Sunday, January 17, 2016

Possible Guiding Questions for Questions 4 and 5:

What do our brains want? How does this impact how we teach/learn?

What are your thoughts and connections regarding emotion, motivation, movement, and happiness from these chapters?

What are your reflections on how our brains have evolved?

What are your thoughts/experiences on “learning is suffering” vs. “learning is fun” debate?

What are the implications of “feelings always affect reasoning and memory”?
Possible Guiding Questions for Chapters 1, 2, and 3:

1. What are the implications on our life, teaching, and learning if “all that the brain knows comes from the physical world, the things in its environment, the physical body that holds the brain inside itself, or the womb that holds that body as it develops. A physical brain means a physical mind; meaning itself is physical.”

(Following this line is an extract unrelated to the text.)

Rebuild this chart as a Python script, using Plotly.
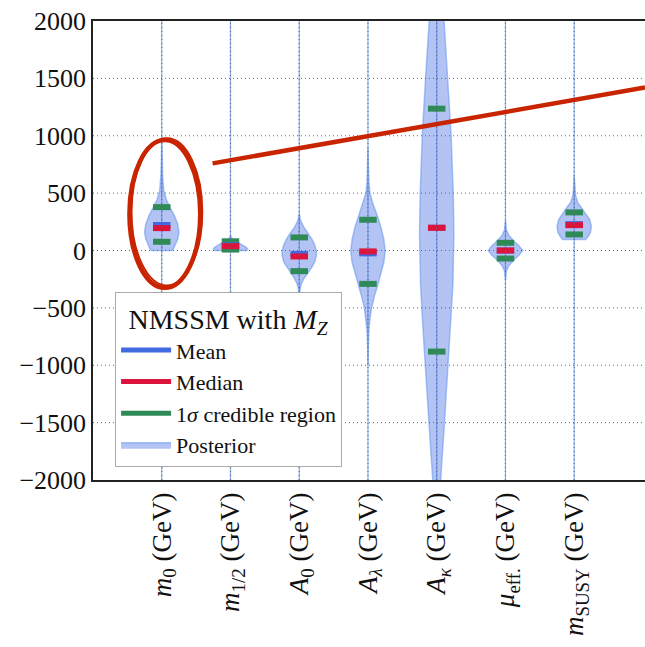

2. What is the learning cycle? How is it connected to our physical brains?
  • What if we view our teaching simply as sensory input? Could we use knowledge of the sensory brain to guide us in our practice? Would this change how we plan our teaching and how we present information?
  • How can we intentionally design learning to integrate experience and memory through reflection?
  • How can we bring the motor brain into our teaching? How can we insist that students actively demonstrate their ideas - not our ideas, but theirs?

3. What are your understandings of the back cortex and front cortex (and the transformation line)? How do these understandings impact your ideas about teaching/learning?